What a tricky prompt Tyrean Martinson’s book gave us for today’s conversation topic … My first train of thought was “person, moonlight, danger”, and I ended up with werewolf! Now, I could make up a story of me turning into a werewolf, of course. Is the female form “werewolverine”, by the way?
Knowing my friend, though, she probably had something different in mind, and so I googled “watch for me by moonlight”. I came up – probably no surprise to you – with Alfred Noyes poem “The Highwayman”. I had never read it and was intrigued by this ballad. To those of you who, like I, don’t know the story: An innkeeper’s daughter arranges to meet with a highwayman. A jealous ostler betrays this to the authorities, at which soldiers fetter the girl and bind a gun to her, the muzzle pointing at her chest. She shoots herself in order to warn the highwayman who flees. After he hears of her sacrifice, he returns for revenge but gets shot. It’s now their ghosts who date.
What a ballad! Romantic to the point of getting gothic, yet brutal in its realism. What struck me most, as yet, was the author siding with a highwayman rather than with the authorities. And the lady in distress kills herself in order to save her knight. Interesting twists, to say the least.
As I said before, I never knew this ballad. But I grew up with poetry. The earliest poem I knew by heart was German author Theodor Storm’s Christmas monologue “Knecht Ruprecht” (pronounce k-nah-t ‘roop-rah-t, i.e. farmhand Rupert); I was four. By that time, I knew texts of folksongs and church hymns galore, as well. We were singing a lot at home, and I caught the texts by ear. Call that oral tradition at its best … My mother also recited poetry to us – I loved it and knew we had books that consisted entirely of that genre.
In my second year of school, our class had to learn by heart a poem by Dutch author Lea Smulders about a woman who is sad when the sun shines, but happy when it is raining; the punchline is that she earns her living by selling umbrellas. Each of us had to recite the poem in front of the class. Imagine hearing the same poem approximately 30 times – self-inflicted torture to our classroom teacher. I still know this poem by heart, by the way.
We had to recite poetry until tenth grade. By that time, we were free to choose the poems we wanted to learn by heart. How many times did I listen to Conrad Ferdinand Meyer’s ballad about a Catholic who finds shelter under a Huguenot’s roof whose wife he once tortured to death, to Heinrich Heine’s Feast of Belshazzar or Friedrich Schiller’s Cranes of Ibykus, The Hostage, and The Diver?! Some of us mixed it up a bit and chose less narrative poetry by Goethe, Hesse, Rilke, or Lenau.
Reciting poetry in front of an audience was a thing not just in German schools. Think of Anne of Green Gable’s poetry recital at the White Sands Hotel – in the book it is Carolina Oliphant’s “The Maiden’s Vow”, a short, dramatic poem that is “all Anne”. Funny that the 1985 movie script chose “The Highway Man” instead, a poem that was only published in 1907, thereby creating an anachronism, as Anne by that time would have been a rather mature woman in her 30s, not a girl of sixteen.
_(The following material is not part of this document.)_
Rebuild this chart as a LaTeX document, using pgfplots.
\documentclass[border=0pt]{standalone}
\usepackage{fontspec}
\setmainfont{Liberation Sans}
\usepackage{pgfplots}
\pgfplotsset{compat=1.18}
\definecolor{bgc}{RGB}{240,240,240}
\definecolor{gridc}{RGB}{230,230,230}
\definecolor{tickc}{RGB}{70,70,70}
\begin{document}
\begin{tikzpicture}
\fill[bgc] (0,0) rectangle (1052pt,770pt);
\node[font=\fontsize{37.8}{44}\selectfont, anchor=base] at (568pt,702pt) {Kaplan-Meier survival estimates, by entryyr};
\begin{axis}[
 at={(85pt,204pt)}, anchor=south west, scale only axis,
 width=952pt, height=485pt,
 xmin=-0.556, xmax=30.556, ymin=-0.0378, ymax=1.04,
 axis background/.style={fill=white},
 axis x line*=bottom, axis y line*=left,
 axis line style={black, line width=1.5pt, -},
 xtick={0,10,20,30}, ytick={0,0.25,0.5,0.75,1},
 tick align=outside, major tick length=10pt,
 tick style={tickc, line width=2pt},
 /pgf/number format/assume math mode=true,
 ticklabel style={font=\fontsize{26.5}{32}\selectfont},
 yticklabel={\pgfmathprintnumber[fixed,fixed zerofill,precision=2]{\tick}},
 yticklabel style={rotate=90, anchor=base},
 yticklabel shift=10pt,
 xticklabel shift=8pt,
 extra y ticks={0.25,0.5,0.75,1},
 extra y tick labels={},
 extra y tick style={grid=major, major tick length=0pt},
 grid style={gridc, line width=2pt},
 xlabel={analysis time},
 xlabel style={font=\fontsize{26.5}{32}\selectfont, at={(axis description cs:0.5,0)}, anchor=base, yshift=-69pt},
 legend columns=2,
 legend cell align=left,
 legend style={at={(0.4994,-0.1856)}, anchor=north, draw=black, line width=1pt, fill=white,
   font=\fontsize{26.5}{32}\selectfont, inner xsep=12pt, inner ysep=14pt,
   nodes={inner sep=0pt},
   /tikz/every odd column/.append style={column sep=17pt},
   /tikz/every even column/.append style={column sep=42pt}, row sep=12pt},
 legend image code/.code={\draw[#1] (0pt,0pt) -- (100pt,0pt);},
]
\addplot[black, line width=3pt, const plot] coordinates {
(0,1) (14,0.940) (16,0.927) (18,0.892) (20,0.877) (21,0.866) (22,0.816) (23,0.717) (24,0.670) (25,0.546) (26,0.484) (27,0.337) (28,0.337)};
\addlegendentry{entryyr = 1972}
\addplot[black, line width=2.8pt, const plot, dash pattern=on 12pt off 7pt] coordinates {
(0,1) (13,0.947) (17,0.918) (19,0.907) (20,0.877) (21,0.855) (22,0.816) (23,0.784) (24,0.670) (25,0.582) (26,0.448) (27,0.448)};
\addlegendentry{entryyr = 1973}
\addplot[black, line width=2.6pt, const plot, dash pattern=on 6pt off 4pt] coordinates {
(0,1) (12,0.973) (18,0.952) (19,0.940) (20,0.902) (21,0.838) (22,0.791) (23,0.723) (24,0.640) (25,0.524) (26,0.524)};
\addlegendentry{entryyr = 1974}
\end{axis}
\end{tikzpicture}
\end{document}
As we can see, the choice of a poem doesn’t just tell you about the person who recites it – I doubt Anne would have chosen a poem about a villain and a rather dubious love story when she could have chosen dramatic but wholesome. A poem can even mark a specific period in time.
Which makes me think that I should read one of my poetry books sometime again. Do I have a favorite poem or poet? Don’t get me started – it’s your turn now to ponder on the prompt …
Tyrean Martinson says
You caught me. That prompt came directly from that poem “The Highwayman,” despite being dramatic and siding with the villain. It’s a strange poem overall, but something about it captures my imagination. Now, given your first thought about werewolves, what if the highwayman was a werewolf? Would this change story in that poem? Or what if the soldiers were actually part of a cruel regime? Just further ideas.
Susanne Bacon says
How fun, Tyrean!
Besides, there has always been a lot of romanticism about highwaymen and pirates. Sort of like diamonds in the rough. Or being aristocrats in disguise, fighting for what is rightfully theirs.
As to werewolves – we have that theme with maidens in love in so many fairytales – kind of Beauty and the Beast style.
Last, not least, I WAS thinking Ireland and Australia.